Challenge —
Retype nothing except the lines below from the one with "Reproduce this chart with Apache ECharts." through the one with "const titleText = 'Variance", exactly, with images left out.

Records for the exercise —

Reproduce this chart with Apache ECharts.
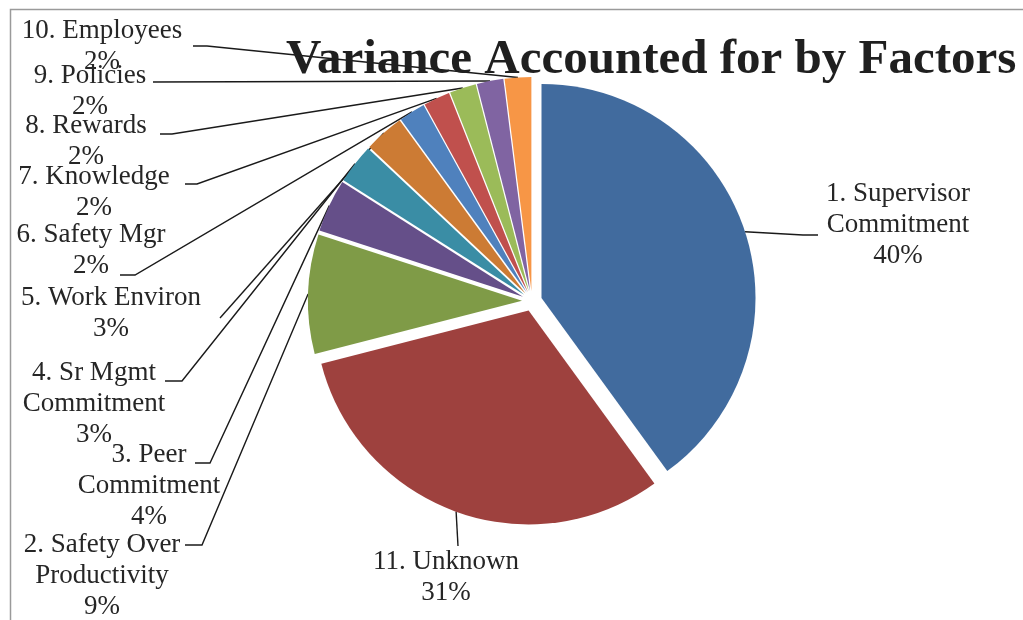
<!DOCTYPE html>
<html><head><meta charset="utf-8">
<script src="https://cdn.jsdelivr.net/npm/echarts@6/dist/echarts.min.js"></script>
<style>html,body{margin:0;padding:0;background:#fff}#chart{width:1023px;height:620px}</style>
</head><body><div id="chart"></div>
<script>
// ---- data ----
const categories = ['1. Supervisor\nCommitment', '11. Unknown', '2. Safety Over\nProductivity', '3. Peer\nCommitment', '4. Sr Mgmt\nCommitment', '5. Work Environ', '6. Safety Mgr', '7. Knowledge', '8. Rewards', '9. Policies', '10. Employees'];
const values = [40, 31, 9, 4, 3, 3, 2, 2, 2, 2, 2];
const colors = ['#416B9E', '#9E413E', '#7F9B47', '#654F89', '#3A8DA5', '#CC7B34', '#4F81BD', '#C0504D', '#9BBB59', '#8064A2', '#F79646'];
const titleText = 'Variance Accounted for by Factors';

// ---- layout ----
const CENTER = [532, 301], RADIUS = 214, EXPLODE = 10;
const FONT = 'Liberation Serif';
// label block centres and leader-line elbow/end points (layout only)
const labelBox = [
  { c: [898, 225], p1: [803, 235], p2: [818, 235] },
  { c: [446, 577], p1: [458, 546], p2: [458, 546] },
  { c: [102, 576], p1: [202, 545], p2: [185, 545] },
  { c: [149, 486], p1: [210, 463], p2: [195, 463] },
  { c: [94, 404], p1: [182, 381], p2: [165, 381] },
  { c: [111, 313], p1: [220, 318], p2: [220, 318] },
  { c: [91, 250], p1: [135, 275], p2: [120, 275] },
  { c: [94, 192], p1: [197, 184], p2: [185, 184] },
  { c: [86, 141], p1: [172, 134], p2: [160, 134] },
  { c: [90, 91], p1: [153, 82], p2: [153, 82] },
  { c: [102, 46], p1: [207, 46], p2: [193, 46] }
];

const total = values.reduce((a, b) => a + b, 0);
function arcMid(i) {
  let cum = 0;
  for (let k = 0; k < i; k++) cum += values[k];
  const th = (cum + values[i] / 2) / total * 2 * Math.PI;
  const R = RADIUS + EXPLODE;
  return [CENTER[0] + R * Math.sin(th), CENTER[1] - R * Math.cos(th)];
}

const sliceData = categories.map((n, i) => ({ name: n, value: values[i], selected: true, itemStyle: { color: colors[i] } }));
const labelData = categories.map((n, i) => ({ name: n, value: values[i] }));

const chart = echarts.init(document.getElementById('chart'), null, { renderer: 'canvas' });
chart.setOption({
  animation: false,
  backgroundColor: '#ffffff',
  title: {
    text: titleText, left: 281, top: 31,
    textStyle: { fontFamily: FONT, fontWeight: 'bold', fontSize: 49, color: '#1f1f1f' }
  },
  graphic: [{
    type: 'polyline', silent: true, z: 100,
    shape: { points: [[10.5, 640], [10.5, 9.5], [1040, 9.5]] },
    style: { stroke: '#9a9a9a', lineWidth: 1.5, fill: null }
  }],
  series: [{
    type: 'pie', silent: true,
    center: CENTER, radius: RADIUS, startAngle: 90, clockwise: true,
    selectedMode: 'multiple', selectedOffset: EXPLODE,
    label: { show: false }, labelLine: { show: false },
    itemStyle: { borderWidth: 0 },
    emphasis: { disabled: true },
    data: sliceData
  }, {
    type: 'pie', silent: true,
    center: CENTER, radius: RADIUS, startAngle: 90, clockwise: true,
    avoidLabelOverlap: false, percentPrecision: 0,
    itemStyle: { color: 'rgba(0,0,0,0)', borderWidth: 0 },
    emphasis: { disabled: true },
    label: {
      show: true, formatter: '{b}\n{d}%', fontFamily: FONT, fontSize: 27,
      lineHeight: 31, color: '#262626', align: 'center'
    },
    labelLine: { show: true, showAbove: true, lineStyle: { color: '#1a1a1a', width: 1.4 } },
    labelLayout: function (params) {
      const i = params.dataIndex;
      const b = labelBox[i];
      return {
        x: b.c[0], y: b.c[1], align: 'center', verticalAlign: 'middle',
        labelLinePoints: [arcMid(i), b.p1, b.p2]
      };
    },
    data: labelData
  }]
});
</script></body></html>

...

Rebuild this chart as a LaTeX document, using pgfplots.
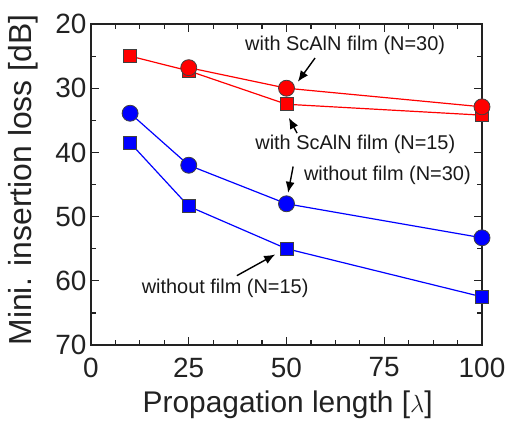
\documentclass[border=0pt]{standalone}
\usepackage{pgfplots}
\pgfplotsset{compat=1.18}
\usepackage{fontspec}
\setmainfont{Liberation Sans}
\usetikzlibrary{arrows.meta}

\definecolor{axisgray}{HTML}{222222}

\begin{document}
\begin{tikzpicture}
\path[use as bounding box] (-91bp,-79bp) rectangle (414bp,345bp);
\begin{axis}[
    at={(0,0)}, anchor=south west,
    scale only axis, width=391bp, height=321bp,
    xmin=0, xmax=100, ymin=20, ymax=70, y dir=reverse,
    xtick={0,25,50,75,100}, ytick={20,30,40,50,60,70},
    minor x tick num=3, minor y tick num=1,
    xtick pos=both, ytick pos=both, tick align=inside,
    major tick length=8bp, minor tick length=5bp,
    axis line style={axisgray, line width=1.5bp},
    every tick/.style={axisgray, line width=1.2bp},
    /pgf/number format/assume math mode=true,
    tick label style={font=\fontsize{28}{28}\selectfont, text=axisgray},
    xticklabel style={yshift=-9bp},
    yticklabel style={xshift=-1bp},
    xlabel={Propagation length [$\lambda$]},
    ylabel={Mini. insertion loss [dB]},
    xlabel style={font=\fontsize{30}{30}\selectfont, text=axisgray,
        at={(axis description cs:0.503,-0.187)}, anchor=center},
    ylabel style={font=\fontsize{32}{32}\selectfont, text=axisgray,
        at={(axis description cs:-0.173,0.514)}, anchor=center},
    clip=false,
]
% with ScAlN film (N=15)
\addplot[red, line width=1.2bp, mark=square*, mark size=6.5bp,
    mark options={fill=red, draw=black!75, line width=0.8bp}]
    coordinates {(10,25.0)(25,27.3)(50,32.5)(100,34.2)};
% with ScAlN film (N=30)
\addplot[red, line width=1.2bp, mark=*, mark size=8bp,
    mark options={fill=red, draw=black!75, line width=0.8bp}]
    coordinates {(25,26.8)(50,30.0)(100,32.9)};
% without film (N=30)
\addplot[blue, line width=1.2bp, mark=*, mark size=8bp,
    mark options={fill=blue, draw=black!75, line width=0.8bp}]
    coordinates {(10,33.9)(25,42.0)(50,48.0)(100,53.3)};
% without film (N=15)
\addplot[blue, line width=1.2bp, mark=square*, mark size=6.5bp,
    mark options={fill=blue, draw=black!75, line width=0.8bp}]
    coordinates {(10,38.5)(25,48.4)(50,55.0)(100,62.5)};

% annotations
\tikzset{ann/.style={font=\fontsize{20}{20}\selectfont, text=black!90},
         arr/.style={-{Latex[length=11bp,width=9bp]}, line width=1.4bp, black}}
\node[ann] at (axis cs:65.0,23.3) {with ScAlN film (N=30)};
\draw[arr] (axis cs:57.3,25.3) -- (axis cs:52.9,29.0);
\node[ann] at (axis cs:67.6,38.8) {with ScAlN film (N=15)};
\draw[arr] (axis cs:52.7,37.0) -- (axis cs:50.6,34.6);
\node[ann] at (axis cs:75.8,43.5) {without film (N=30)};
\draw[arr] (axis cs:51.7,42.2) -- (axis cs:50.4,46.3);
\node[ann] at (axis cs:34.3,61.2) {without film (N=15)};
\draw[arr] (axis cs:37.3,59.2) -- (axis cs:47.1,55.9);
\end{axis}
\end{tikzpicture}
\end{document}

* * *

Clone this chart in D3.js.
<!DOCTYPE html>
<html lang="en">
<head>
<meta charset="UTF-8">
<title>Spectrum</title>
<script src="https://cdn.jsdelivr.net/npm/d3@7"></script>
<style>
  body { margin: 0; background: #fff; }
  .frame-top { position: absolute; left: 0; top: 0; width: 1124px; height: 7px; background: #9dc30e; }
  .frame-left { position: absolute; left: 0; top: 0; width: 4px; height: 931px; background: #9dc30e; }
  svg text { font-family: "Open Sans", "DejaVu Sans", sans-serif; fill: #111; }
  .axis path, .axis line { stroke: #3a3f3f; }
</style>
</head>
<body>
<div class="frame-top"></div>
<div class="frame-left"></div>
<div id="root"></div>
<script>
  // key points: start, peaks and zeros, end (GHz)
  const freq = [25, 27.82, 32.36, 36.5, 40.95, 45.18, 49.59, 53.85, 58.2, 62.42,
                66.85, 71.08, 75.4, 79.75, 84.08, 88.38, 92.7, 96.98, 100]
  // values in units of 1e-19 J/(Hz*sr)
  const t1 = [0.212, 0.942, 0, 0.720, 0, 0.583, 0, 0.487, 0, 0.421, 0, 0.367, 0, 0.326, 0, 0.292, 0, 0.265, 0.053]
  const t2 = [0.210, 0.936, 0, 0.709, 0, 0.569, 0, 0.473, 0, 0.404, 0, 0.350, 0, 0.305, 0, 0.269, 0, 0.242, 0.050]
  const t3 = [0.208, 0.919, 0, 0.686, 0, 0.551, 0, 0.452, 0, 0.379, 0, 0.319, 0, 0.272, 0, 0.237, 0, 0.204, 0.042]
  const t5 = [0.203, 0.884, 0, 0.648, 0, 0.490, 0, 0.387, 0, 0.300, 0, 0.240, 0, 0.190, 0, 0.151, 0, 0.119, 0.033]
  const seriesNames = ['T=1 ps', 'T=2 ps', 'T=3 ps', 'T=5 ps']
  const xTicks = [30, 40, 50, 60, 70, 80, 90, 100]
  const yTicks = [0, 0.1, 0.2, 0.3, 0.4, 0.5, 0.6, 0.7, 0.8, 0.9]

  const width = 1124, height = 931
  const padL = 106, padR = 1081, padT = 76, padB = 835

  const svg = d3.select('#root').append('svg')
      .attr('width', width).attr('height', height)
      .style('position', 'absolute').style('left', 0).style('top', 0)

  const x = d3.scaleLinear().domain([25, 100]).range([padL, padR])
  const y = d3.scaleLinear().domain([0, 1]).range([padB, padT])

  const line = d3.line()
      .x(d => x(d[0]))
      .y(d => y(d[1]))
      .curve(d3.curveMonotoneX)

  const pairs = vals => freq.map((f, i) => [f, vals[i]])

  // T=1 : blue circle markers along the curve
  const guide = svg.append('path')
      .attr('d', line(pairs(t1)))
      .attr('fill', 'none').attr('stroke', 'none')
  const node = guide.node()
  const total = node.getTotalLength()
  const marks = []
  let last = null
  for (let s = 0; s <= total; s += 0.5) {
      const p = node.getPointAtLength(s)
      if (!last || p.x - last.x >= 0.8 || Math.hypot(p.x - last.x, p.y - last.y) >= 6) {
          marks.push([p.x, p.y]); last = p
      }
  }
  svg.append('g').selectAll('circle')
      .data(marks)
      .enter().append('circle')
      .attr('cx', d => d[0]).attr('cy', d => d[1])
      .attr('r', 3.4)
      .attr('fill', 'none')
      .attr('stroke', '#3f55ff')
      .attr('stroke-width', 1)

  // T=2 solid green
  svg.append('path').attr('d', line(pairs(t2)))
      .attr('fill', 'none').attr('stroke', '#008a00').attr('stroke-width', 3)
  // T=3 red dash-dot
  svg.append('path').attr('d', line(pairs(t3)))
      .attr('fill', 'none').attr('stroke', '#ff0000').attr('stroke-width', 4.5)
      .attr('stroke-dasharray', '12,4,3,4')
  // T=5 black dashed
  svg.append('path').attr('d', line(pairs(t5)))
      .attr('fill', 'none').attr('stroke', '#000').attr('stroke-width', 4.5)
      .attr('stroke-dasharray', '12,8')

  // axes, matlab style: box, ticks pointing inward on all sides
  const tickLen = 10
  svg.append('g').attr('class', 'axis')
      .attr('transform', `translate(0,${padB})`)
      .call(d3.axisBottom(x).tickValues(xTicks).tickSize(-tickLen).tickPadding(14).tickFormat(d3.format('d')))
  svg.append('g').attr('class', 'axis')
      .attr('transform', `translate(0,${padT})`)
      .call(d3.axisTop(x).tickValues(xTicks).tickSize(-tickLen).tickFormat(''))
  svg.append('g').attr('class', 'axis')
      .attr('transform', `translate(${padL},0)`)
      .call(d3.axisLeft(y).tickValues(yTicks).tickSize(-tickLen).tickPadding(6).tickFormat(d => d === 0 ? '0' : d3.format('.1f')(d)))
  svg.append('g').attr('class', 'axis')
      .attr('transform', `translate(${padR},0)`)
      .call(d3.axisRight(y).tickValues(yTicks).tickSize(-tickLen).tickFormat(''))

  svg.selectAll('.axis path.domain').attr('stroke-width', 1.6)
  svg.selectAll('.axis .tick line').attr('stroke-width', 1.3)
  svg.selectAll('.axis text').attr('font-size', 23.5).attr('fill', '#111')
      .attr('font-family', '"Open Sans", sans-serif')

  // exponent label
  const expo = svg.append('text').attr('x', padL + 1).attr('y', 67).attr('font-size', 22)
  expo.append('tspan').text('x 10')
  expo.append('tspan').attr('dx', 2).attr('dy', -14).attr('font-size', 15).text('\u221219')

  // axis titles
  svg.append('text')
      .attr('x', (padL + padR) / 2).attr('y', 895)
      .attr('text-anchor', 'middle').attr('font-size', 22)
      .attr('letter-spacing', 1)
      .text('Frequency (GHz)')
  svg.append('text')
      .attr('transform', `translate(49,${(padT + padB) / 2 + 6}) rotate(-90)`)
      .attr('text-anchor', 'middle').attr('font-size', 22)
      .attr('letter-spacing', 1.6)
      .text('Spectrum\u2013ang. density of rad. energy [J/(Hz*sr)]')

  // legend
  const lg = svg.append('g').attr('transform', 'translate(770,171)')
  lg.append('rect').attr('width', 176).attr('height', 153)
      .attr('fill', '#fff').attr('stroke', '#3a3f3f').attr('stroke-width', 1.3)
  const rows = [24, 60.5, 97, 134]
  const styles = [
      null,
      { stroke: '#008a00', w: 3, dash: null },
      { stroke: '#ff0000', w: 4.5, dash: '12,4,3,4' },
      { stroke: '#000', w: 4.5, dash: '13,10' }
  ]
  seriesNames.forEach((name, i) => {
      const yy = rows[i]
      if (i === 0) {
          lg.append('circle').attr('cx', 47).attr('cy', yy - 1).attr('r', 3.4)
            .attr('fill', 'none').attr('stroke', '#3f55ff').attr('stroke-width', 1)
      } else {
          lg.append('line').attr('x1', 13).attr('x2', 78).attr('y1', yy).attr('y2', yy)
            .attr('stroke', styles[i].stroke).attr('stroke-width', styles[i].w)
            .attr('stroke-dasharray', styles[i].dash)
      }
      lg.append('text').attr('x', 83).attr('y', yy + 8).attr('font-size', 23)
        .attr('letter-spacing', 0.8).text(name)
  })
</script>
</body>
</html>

Task output —
Reproduce this chart with Apache ECharts.
<!DOCTYPE html>
<html><head><meta charset="utf-8">
<script src="https://cdn.jsdelivr.net/npm/echarts@6/dist/echarts.min.js"></script>
<style>html,body{margin:0;padding:0;background:#fff}#chart{width:1023px;height:620px}</style>
</head><body><div id="chart"></div>
<script>
// ---- data ----
const categories = ['1. Supervisor\nCommitment', '11. Unknown', '2. Safety Over\nProductivity', '3. Peer\nCommitment', '4. Sr Mgmt\nCommitment', '5. Work Environ', '6. Safety Mgr', '7. Knowledge', '8. Rewards', '9. Policies', '10. Employees'];
const values = [40, 31, 9, 4, 3, 3, 2, 2, 2, 2, 2];
const colors = ['#416B9E', '#9E413E', '#7F9B47', '#654F89', '#3A8DA5', '#CC7B34', '#4F81BD', '#C0504D', '#9BBB59', '#8064A2', '#F79646'];
const titleText = 'Variance Accounted for by Factors';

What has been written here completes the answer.